Bowls community bands together in hard times

L-R Mooroolbark president Neville Roper, executive director Les Hunter. From Upwey Tecoma secretary Les Lane, committee member Jackie Bramwell, and from Mooroolbark Jackie MacKay, Tournament Manager at the cheque presentation in January. Picture: SUPPLIED.

By Mikayla van Loon

After a devastating email scam attack experienced by the Upwey Tecoma Bowls Club saw them lose $118,000 when replacing a green, the community was quick to step in and help.

Understanding the hardship of needing to repair or replace a green, Mooroolbark Bowls Club recently held a fundraising day to support their local rivals and counterparts in the recovery.

With members raising a total $528, the board of directors agreed to match the amount raised, allowing the club to present a cheque of $1058 to Upwey Tecoma in January.

Mooroolbark club president Neville Roper said the idea stemmed from tournament manager Jackie MacKay after she had been speaking with members of Upwey Tecoma during regular play.

“As much as we’re all competitors, we’re all in the same situation, trying to get members and keep our clubs going for the community,” he said.

“It’s just helping someone out in that situation because at any stage, it can happen to any of us and we’d like to think someone would be able to help us if we were in that situation as well.”

Upwey Tecoma club secretary Les Lane said receiving the donation almost a year on was wonderful to know people still care and want to help.

“Every little bit helps, as you could appreciate. So we’re grateful for any donations that come in, especially from the bowling fraternity and we’ve had a fairly good response from the bowling fraternity to be quite honest with you,” he said.

With Monbulk, Lilydale and Knox, as well as the Community Bank and other clubs, each giving what they could to get Upwey Tecoma back on their feet, Les said the club would have nearly half of the lost amount back.

“We won’t recoup it, there’s no doubt about that. It would take us a month of Sundays to recoup $120,000 because we’re only a very small club,” he said.

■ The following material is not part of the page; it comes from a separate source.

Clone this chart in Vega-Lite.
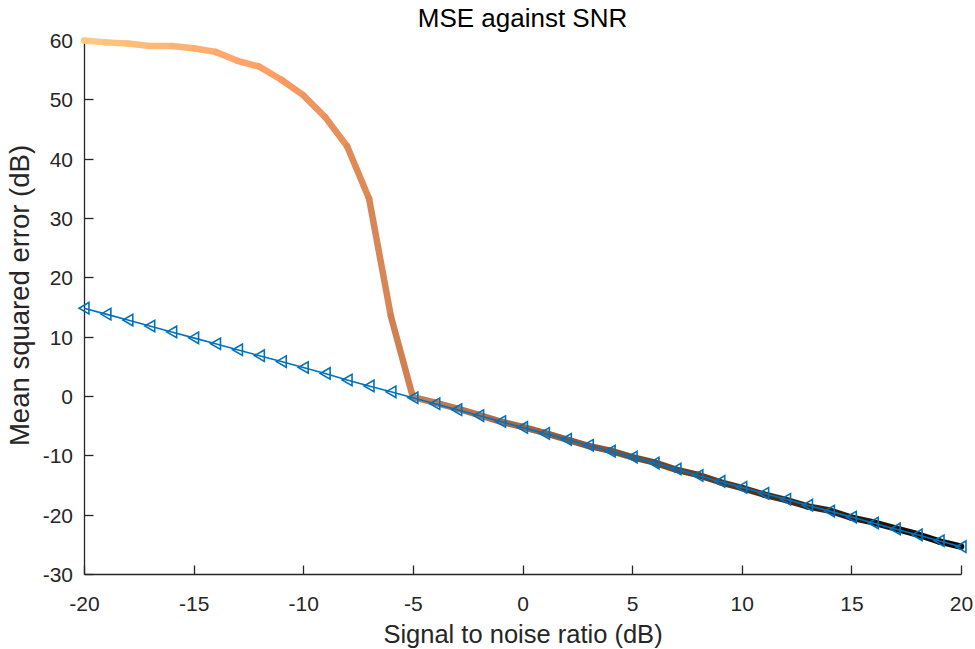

“We don’t have poker machines. So we rely on people coming along to the club and playing, barefoot bowls, and Jack attack, and hiring the facility from us.

“But the community has been quite good. I mean, to say a lot of people have come to Jack attack and said ‘we’re here because of what happened’. So that’s been encouraging.”

Although not to the same extent, on 25 October 2022, Mooroolbark Bowls Club also experienced flooding of one of its greens, something Neville said “we’re going to have to replace ourselves”.

“We’ve repaired it as much as we can ourselves, but we’ll have to replace that eventually,” he said.

“Upwey Tecoma only has two greens, whereas we’ve got three so we can get by. It’s all fundraising as well, club’s have barefoot bowls and all those sorts of things for extra revenue, so they were struggling with that as well. Having one green not playable makes it very hard.”

While Upwey Tecoma is back up and running, competing and hosting events, the reality of needing to replace the second green is approaching.

“We’ve got about eight years until we have to replace the back green, and that’s going to cost us I would think at current prices about $220,000.

“So we would have been on target had this not happened. But now that it’s happened, we’re probably four or five years behind.”

While donations have slowed, Les said the best thing to do for not only Upwey Tecoma but for all community clubs, is to support barefoot bowls or venue hire.

Keeping that community spirit and support at the heart of bowling clubs across the region, Neville said, is an important part of what they’re established to do.

“All bowls clubs are really community based. We’ve got a few younger people and young players, but the majority would be over 60 and probably 85 per cent of our members are over 70, like most clubs.

“It’s a social outlet for a lot of those types of people in the community. And also different community groups use the clubs for different reasons, for charity days, or fundraising days, and that sort of thing. So we are part of the community.”